*Set task:* Omit the pictures and output every entry below exactly as written.

*Information supplied:*
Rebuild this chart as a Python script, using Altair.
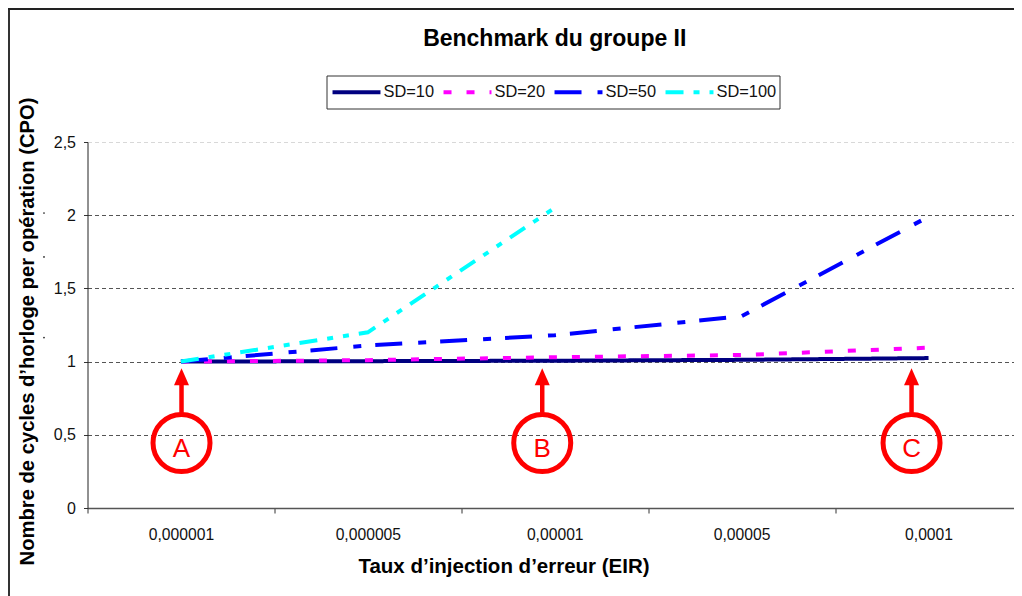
import altair as alt
import pandas as pd

FONT = "Liberation Sans"

categories = ["0,000001", "0,000005", "0,00001", "0,00005", "0,0001"]
series_names = ["SD=10", "SD=20", "SD=50", "SD=100"]
sd10 = [1.0, 1.003, 1.006, 1.012, 1.024]
sd20 = [1.0, 1.01, 1.03, 1.045, 1.095]
sd50 = [1.0, 1.11, 1.18, 1.31, 1.99]
sd100 = [1.0, 1.2, 2.05]
series_values = [sd10, sd20, sd50, sd100]
colors = ["#000080", "#ff00ff", "#0000ff", "#00ffff"]
dashes = [[1, 0], [8, 15], [27, 16, 8, 14], [18, 10, 6, 10, 6, 10]]
widths = [4, 4, 4.5, 3]
Y_TITLE = "Nombre de cycles d\u2019horloge per op\u00e9ration (CPO)"

rows = []
for name, vals in zip(series_names, series_values):
    for c, v in zip(categories, vals):
        rows.append({"cat": c, "sd": name, "v": v})
df = pd.DataFrame(rows)

marker_labels = ["A", "B", "C"]
marker_pos = [0.503, 2.433, 4.409]   # position along the axis, in category widths
marker = pd.DataFrame({"label": marker_labels, "pos": marker_pos})
speck_values = [2.015, 1.715, 1.164]
specks = pd.DataFrame({"s": speck_values})

X_RANGE = [0, 934.5]
y_scale = alt.Scale(domain=[0, 2.5], nice=False)
lines = alt.Chart(df).mark_line(strokeCap="butt", strokeJoin="miter", clip=False).encode(
    x=alt.X("cat:N", sort=categories,
            scale=alt.Scale(domain=categories, paddingInner=0, paddingOuter=0, round=False, range=X_RANGE),
            axis=alt.Axis(title="Taux d\u2019injection d\u2019erreur (EIR)", labelAngle=0, tickBand="extent",
                          labelFont=FONT, labelFontSize=15.7, labelColor="#111", labelPadding=14,
                          tickColor="#333", tickSize=5, domainColor="#555", domainWidth=1.5,
                          titleFont=FONT, titleFontSize=20.5, titleFontWeight="bold", titleColor="#000",
                          titleX=416, titleY=64, titleAlign="center", titleBaseline="alphabetic", grid=False)),
    y=alt.Y("v:Q", scale=y_scale,
            axis=alt.Axis(title=Y_TITLE, values=[0, 0.5, 1, 1.5, 2, 2.5],
                          labelExpr="replace(toString(datum.value), '.', ',')",
                          labelFont=FONT, labelFontSize=16, labelColor="#111", labelPadding=8,
                          tickColor="#333", tickSize=4, domainColor="#222", domainWidth=1,
                          grid=True, gridDash=[4, 3], gridWidth=1,
                          gridColor={"condition": {"test": "datum.value === 2.5", "value": "#d8d8d8"}, "value": "#555555"},
                          titleFont=FONT, titleFontSize=20.2, titleFontWeight="bold", titleColor="#000",
                          titleX=-54, titleY=189, titleAngle=270, titleAlign="center", titleBaseline="alphabetic")),
    color=alt.Color("sd:N", sort=series_names, scale=alt.Scale(domain=series_names, range=colors),
                    legend=alt.Legend(title=None, orient="none", legendX=238, legendY=-81, direction="horizontal",
                                      symbolType="stroke", symbolSize=2300, labelFont=FONT, labelFontSize=16.4,
                                      labelColor="#111", labelOffset=1, columnPadding=1, padding=5,
                                      columns=4, symbolStrokeWidth=4)),
    strokeDash=alt.StrokeDash("sd:N", sort=series_names, scale=alt.Scale(domain=series_names, range=dashes), legend=None),
    strokeWidth=alt.StrokeWidth("sd:N", sort=series_names, scale=alt.Scale(domain=series_names, range=widths), legend=None),
    detail="sd:N",
)

pos_x = alt.X("pos:Q", scale=alt.Scale(domain=[0, 5], nice=False, zero=False, range=X_RANGE), axis=None)
rings = alt.Chart(marker).mark_point(
    shape="circle", size=3249, filled=False, color="#ff0000", strokeWidth=5, opacity=1
).encode(x=pos_x, y=alt.datum(0.444, scale=y_scale))
shafts = alt.Chart(marker).mark_rule(color="#ff0000", strokeWidth=4.5).encode(
    x=pos_x, y=alt.datum(0.65, scale=y_scale), y2=alt.datum(0.85))
heads = alt.Chart(marker).mark_point(
    shape="M0,-0.567L-0.5,0.567L0.5,0.567Z", size=900, filled=True, color="#ff0000", opacity=1, strokeWidth=0
).encode(x=pos_x, y=alt.datum(0.897, scale=y_scale))
letters = alt.Chart(marker).mark_text(
    font=FONT, fontSize=26, color="#ff0000", baseline="alphabetic", align="center"
).encode(x=pos_x, y=alt.datum(0.348, scale=y_scale), text="label:N")
speck_marks = alt.Chart(specks).mark_point(
    shape="circle", size=3, filled=True, color="#222222", opacity=1, strokeWidth=0, clip=False
).encode(x=alt.value(-43.5), y=alt.Y("s:Q", scale=y_scale, title=Y_TITLE))

frame_src = alt.Chart(pd.DataFrame({"k": [0]}))
frame_left = frame_src.mark_rule(color="#333333", strokeWidth=2, clip=False).encode(
    x=alt.value(-78.5), y=alt.value(-134), y2=alt.value(454))
frame_top = frame_src.mark_rule(color="#222222", strokeWidth=2, clip=False).encode(
    x=alt.value(-79.5), x2=alt.value(934.5), y=alt.value(-133))
legend_box = frame_src.mark_rect(fill="#ffffff", stroke="#333333", strokeWidth=1).encode(
    x=alt.value(239.5), x2=alt.value(692.5), y=alt.value(-66), y2=alt.value(-33))

chart = (
    alt.layer(frame_left, frame_top, legend_box, lines, rings, shafts, heads, letters, speck_marks)
    .resolve_scale(x="independent", y="shared", color="independent", strokeDash="independent", strokeWidth="independent")
    .properties(
        width=926.5, height=366,
        padding={"left": 79.5, "top": 134, "right": 0, "bottom": 88},
        autosize=alt.AutoSizeParams(type="none", contains="content"),
        title=alt.TitleParams("Benchmark du groupe II", font=FONT, fontSize=23, fontWeight="bold", color="#000",
                              anchor="middle", offset=-44, dx=4),
        background="#ffffff",
    )
    .configure_view(stroke=None)
)
chart.save("out.html", embed_options={"renderer": "svg", "actions": False})
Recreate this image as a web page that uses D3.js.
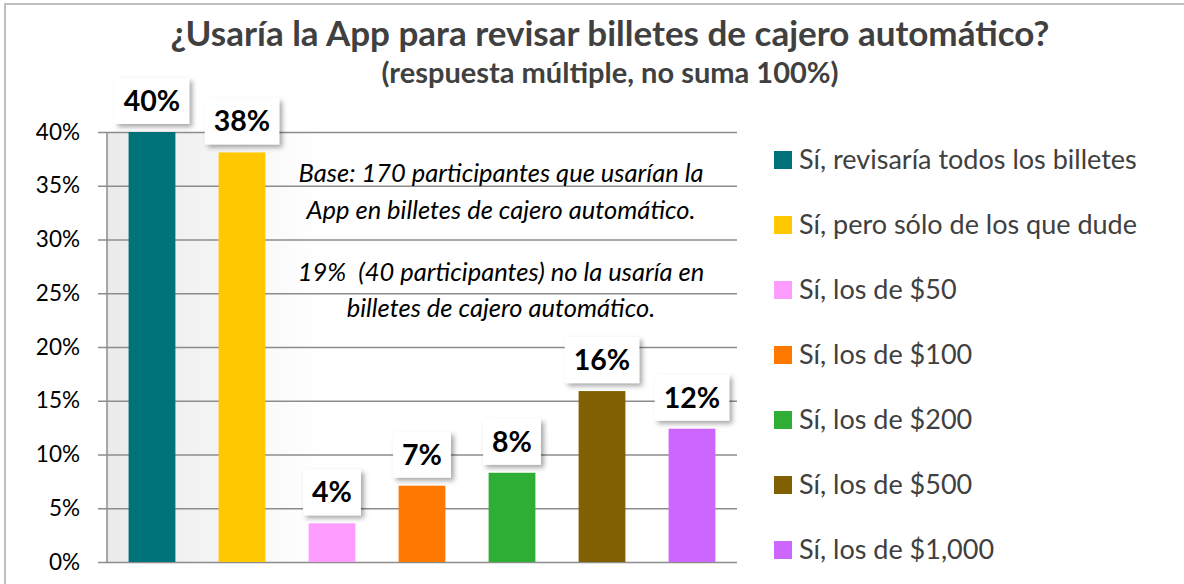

*Exercise solution:*
Rebuild this chart as a Python script, using Altair.
import altair as alt
import pandas as pd

FONT = "Liberation Sans"

categories = ["0,000001", "0,000005", "0,00001", "0,00005", "0,0001"]
series_names = ["SD=10", "SD=20", "SD=50", "SD=100"]
sd10 = [1.0, 1.003, 1.006, 1.012, 1.024]
sd20 = [1.0, 1.01, 1.03, 1.045, 1.095]
sd50 = [1.0, 1.11, 1.18, 1.31, 1.99]
sd100 = [1.0, 1.2, 2.05]
series_values = [sd10, sd20, sd50, sd100]
colors = ["#000080", "#ff00ff", "#0000ff", "#00ffff"]
dashes = [[1, 0], [8, 15], [27, 16, 8, 14], [18, 10, 6, 10, 6, 10]]
widths = [4, 4, 4.5, 3]
Y_TITLE = "Nombre de cycles d\u2019horloge per op\u00e9ration (CPO)"

rows = []
for name, vals in zip(series_names, series_values):
    for c, v in zip(categories, vals):
        rows.append({"cat": c, "sd": name, "v": v})
df = pd.DataFrame(rows)

marker_labels = ["A", "B", "C"]
marker_pos = [0.503, 2.433, 4.409]   # position along the axis, in category widths
marker = pd.DataFrame({"label": marker_labels, "pos": marker_pos})
speck_values = [2.015, 1.715, 1.164]
specks = pd.DataFrame({"s": speck_values})

X_RANGE = [0, 934.5]
y_scale = alt.Scale(domain=[0, 2.5], nice=False)
lines = alt.Chart(df).mark_line(strokeCap="butt", strokeJoin="miter", clip=False).encode(
    x=alt.X("cat:N", sort=categories,
            scale=alt.Scale(domain=categories, paddingInner=0, paddingOuter=0, round=False, range=X_RANGE),
            axis=alt.Axis(title="Taux d\u2019injection d\u2019erreur (EIR)", labelAngle=0, tickBand="extent",
                          labelFont=FONT, labelFontSize=15.7, labelColor="#111", labelPadding=14,
                          tickColor="#333", tickSize=5, domainColor="#555", domainWidth=1.5,
                          titleFont=FONT, titleFontSize=20.5, titleFontWeight="bold", titleColor="#000",
                          titleX=416, titleY=64, titleAlign="center", titleBaseline="alphabetic", grid=False)),
    y=alt.Y("v:Q", scale=y_scale,
            axis=alt.Axis(title=Y_TITLE, values=[0, 0.5, 1, 1.5, 2, 2.5],
                          labelExpr="replace(toString(datum.value), '.', ',')",
                          labelFont=FONT, labelFontSize=16, labelColor="#111", labelPadding=8,
                          tickColor="#333", tickSize=4, domainColor="#222", domainWidth=1,
                          grid=True, gridDash=[4, 3], gridWidth=1,
                          gridColor={"condition": {"test": "datum.value === 2.5", "value": "#d8d8d8"}, "value": "#555555"},
                          titleFont=FONT, titleFontSize=20.2, titleFontWeight="bold", titleColor="#000",
                          titleX=-54, titleY=189, titleAngle=270, titleAlign="center", titleBaseline="alphabetic")),
    color=alt.Color("sd:N", sort=series_names, scale=alt.Scale(domain=series_names, range=colors),
                    legend=alt.Legend(title=None, orient="none", legendX=238, legendY=-81, direction="horizontal",
                                      symbolType="stroke", symbolSize=2300, labelFont=FONT, labelFontSize=16.4,
                                      labelColor="#111", labelOffset=1, columnPadding=1, padding=5,
                                      columns=4, symbolStrokeWidth=4)),
    strokeDash=alt.StrokeDash("sd:N", sort=series_names, scale=alt.Scale(domain=series_names, range=dashes), legend=None),
    strokeWidth=alt.StrokeWidth("sd:N", sort=series_names, scale=alt.Scale(domain=series_names, range=widths), legend=None),
    detail="sd:N",
)

pos_x = alt.X("pos:Q", scale=alt.Scale(domain=[0, 5], nice=False, zero=False, range=X_RANGE), axis=None)
rings = alt.Chart(marker).mark_point(
    shape="circle", size=3249, filled=False, color="#ff0000", strokeWidth=5, opacity=1
).encode(x=pos_x, y=alt.datum(0.444, scale=y_scale))
shafts = alt.Chart(marker).mark_rule(color="#ff0000", strokeWidth=4.5).encode(
    x=pos_x, y=alt.datum(0.65, scale=y_scale), y2=alt.datum(0.85))
heads = alt.Chart(marker).mark_point(
    shape="M0,-0.567L-0.5,0.567L0.5,0.567Z", size=900, filled=True, color="#ff0000", opacity=1, strokeWidth=0
).encode(x=pos_x, y=alt.datum(0.897, scale=y_scale))
letters = alt.Chart(marker).mark_text(
    font=FONT, fontSize=26, color="#ff0000", baseline="alphabetic", align="center"
).encode(x=pos_x, y=alt.datum(0.348, scale=y_scale), text="label:N")
speck_marks = alt.Chart(specks).mark_point(
    shape="circle", size=3, filled=True, color="#222222", opacity=1, strokeWidth=0, clip=False
).encode(x=alt.value(-43.5), y=alt.Y("s:Q", scale=y_scale, title=Y_TITLE))

frame_src = alt.Chart(pd.DataFrame({"k": [0]}))
frame_left = frame_src.mark_rule(color="#333333", strokeWidth=2, clip=False).encode(
    x=alt.value(-78.5), y=alt.value(-134), y2=alt.value(454))
frame_top = frame_src.mark_rule(color="#222222", strokeWidth=2, clip=False).encode(
    x=alt.value(-79.5), x2=alt.value(934.5), y=alt.value(-133))
legend_box = frame_src.mark_rect(fill="#ffffff", stroke="#333333", strokeWidth=1).encode(
    x=alt.value(239.5), x2=alt.value(692.5), y=alt.value(-66), y2=alt.value(-33))

chart = (
    alt.layer(frame_left, frame_top, legend_box, lines, rings, shafts, heads, letters, speck_marks)
    .resolve_scale(x="independent", y="shared", color="independent", strokeDash="independent", strokeWidth="independent")
    .properties(
        width=926.5, height=366,
        padding={"left": 79.5, "top": 134, "right": 0, "bottom": 88},
        autosize=alt.AutoSizeParams(type="none", contains="content"),
        title=alt.TitleParams("Benchmark du groupe II", font=FONT, fontSize=23, fontWeight="bold", color="#000",
                              anchor="middle", offset=-44, dx=4),
        background="#ffffff",
    )
    .configure_view(stroke=None)
)
chart.save("out.html", embed_options={"renderer": "svg", "actions": False})
Recreate this image as a web page that uses D3.js.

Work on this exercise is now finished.